2
$\begingroup$

Prove that

$\int_{0}^{\infty} \sin \left(x\right) \sin \left(\frac{a}{x}\right) \ dx = \frac{\pi \sqrt{a}}{2} J_{1} \left( 2 \sqrt{a} \right)$ where $J_{1}$ is the Bessel function of the first kind of order 1.

Some calculations I have done

$\int_{0}^{\infty} \sin \left(x\right) \sin \left(\frac{a}{x}\right) \ dx= \int_{0}^{\infty} \sum_{k=0}^{\infty }(-1)^{k}\frac{x^{2k+1}}{2k+1!} \cdot \sum_{l=0}^{\infty }(-1)^{l}\frac{a^{2l+1}x^{-2l-1}}{2l+1!} \ dx$

$= \int_{0}^{\infty} \sum_{l=0}^{\infty } \sum_{k=0}^{\infty }(-1)^{k+l}\frac{x^{2(k-l)}}{(2k+1)!(2l+1)!} a^{2l+1} \ dx$


$\frac{\pi \sqrt{a}}{2}J_{1}(2sqrt{a})=\frac{\pi \sqrt{a}}{2} \sum_{l=0}^{\infty}\frac{(-1)^l}{2^{2l+1}l!(1+l)!} 2^{l+\frac{1}{2}}a^{l+\frac{1}{2}}$ $=\pi \sum_{l=0}^{\infty}\frac{(-1)^l}{2^{l+\frac{3}{2}}l!(1+l)!} a^{l+1}$

  • 0
    @MarianoSuárez-Alvarez The original question was just the equality $\int_{0}^{\infty} \sin \left(x\right) \sin \left(\frac{a}{x}\right) \ dx = \frac{\pi \sqrt{a}}{2} J_{1} \left( 2 \sqrt{a} \right)$ with no words or indication of what he wanted, so I left that comment as an illustration of how hard to understand such a question is. Since the question has been edited, I have deleted my comment. – 2012-01-20

1 Answers 1

3

Let $f(a) = \int_0^\infty \sin(x) \sin\left(\frac{a}{x}\right) \mathrm{d} x$, where $a\in \mathbb{R}$. Without loss of generality we can assume $a > 0$.

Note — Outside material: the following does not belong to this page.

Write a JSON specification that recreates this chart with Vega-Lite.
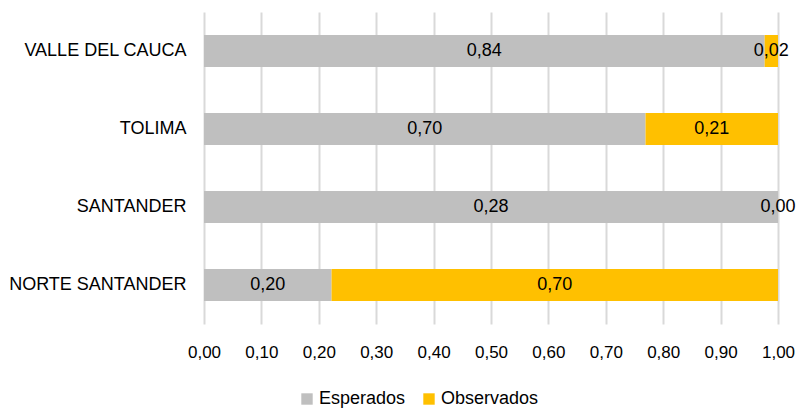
{
  "$schema": "https://vega.github.io/schema/vega-lite/v6.json",
  "width": 574,
  "height": 312,
  "autosize": {"type": "none"},
  "padding": {"left": 204, "top": 12, "right": 21, "bottom": 85},
  "background": "white",
  "config": {
    "locale": {"number": {"decimal": ",", "thousands": ".", "grouping": [3], "currency": ["", " €"]}},
    "font": "Liberation Sans",
    "view": {"stroke": null}
  },
  "data": {
    "values": [
      {"dept": "VALLE DEL CAUCA", "serie": "Esperados", "orden": 1, "valor": 0.84},
      {"dept": "VALLE DEL CAUCA", "serie": "Observados", "orden": 2, "valor": 0.02},
      {"dept": "TOLIMA", "serie": "Esperados", "orden": 1, "valor": 0.70},
      {"dept": "TOLIMA", "serie": "Observados", "orden": 2, "valor": 0.21},
      {"dept": "SANTANDER", "serie": "Esperados", "orden": 1, "valor": 0.28},
      {"dept": "SANTANDER", "serie": "Observados", "orden": 2, "valor": 0.00},
      {"dept": "NORTE SANTANDER", "serie": "Esperados", "orden": 1, "valor": 0.20},
      {"dept": "NORTE SANTANDER", "serie": "Observados", "orden": 2, "valor": 0.70}
    ]
  },
  "transform": [
    {"stack": "valor", "groupby": ["dept"], "sort": [{"field": "orden"}], "offset": "normalize", "as": ["x0", "x1"]},
    {"calculate": "(datum.x0 + datum.x1) / 2", "as": "xm"}
  ],
  "encoding": {
    "y": {
      "field": "dept",
      "type": "nominal",
      "sort": ["VALLE DEL CAUCA", "TOLIMA", "SANTANDER", "NORTE SANTANDER"],
      "scale": {"paddingInner": 0.59, "paddingOuter": 0.295},
      "axis": {"title": null, "domain": false, "ticks": false, "labelPadding": 18, "labelFontSize": 18, "labelColor": "#000000", "labelFont": "Liberation Sans", "labelLimit": 0}
    }
  },
  "layer": [
    {
      "mark": {"type": "bar"},
      "encoding": {
        "x": {
          "field": "x0",
          "type": "quantitative",
          "scale": {"domain": [0, 1], "nice": false},
          "axis": {
            "title": null,
            "values": [0, 0.1, 0.2, 0.3, 0.4, 0.5, 0.6, 0.7, 0.8, 0.9, 1],
            "format": ".2f",
            "domain": false,
            "ticks": false,
            "labelPadding": 20,
            "labelFontSize": 17,
            "labelColor": "#000000",
            "labelFont": "Liberation Sans",
            "grid": true,
            "gridColor": "#D9D9D9",
            "gridWidth": 2,
            "labelFlush": false
          }
        },
        "x2": {"field": "x1"},
        "color": {
          "field": "serie",
          "type": "nominal",
          "scale": {"domain": ["Esperados", "Observados"], "range": ["#BFBFBF", "#FFC000"]},
          "legend": {
            "title": null,
            "orient": "none",
            "legendX": 94,
            "legendY": 378,
            "direction": "horizontal",
            "symbolType": "square",
            "symbolSize": 130,
            "symbolStrokeWidth": 0,
            "labelFontSize": 18,
            "labelColor": "#000000",
            "labelFont": "Liberation Sans",
            "labelOffset": 3,
            "columnPadding": 14
          }
        }
      }
    },
    {
      "mark": {"type": "text", "fontSize": 18, "color": "#000000", "font": "Liberation Sans"},
      "encoding": {
        "x": {"field": "xm", "type": "quantitative"},
        "text": {"field": "valor", "type": "quantitative", "format": ".2f"}
      }
    }
  ]
}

Observe that $ \begin{eqnarray} a f^{\prime\prime}(a) = \int_0^\infty \sin(x) \left(-\sin\left(\frac{a}{x} \right) \right) \frac{a}{x} \frac{\mathrm{d} x}{x} \stackrel{x \to a/y}{=} \int_0^\infty \sin\left( \frac{a}{y} \right) (-\sin(y)) \mathrm{d} y = -f(a) \end{eqnarray} $ The differential equation so obtained, $a f^{\prime\prime}(a) + f(a) = 0$, reduces to Bessel differential equation, with general solution $ f(a) = c_1 \cdot \sqrt{a} J_1(2\sqrt{a}) + c_2 \cdot \sqrt{a} Y_1(2\sqrt{a}) $ where $J_1$ and $Y_1$ are Bessel functions of the first and the second kind. Since $f(0)=0$ and $\lim_{a \downarrow 0^+} \sqrt{a} Y_1(2 \sqrt{a} ) = -\frac{1}{\pi}$, we get $c_2 = 0$.

By splitting the integration range into $(0,1)$ and $(1,\infty)$ and changing variables in the first one to $x \to 1/x$ we get $ f(a) = \int_{1}^{\infty} \sin(1/x) \sin(a x) \frac{\mathrm{d} x}{x^2} + \int_1^\infty \sin(x) \sin(a/x) \mathrm{d} x $ From here we see that small $a$ expansion first term is $ f(a) = a \left( \int_{1}^\infty \frac{1}{x} \sin(x) \mathrm{d} x + \int_{1}^\infty \sin(1/x) \frac{\mathrm{d} x }{x} \right) + \mathcal{o}(a) = \frac{\pi}{2} a + \mathcal{o}(a) $ This fixes $c_1 = \frac{\pi}{2}$, proving the requested equality.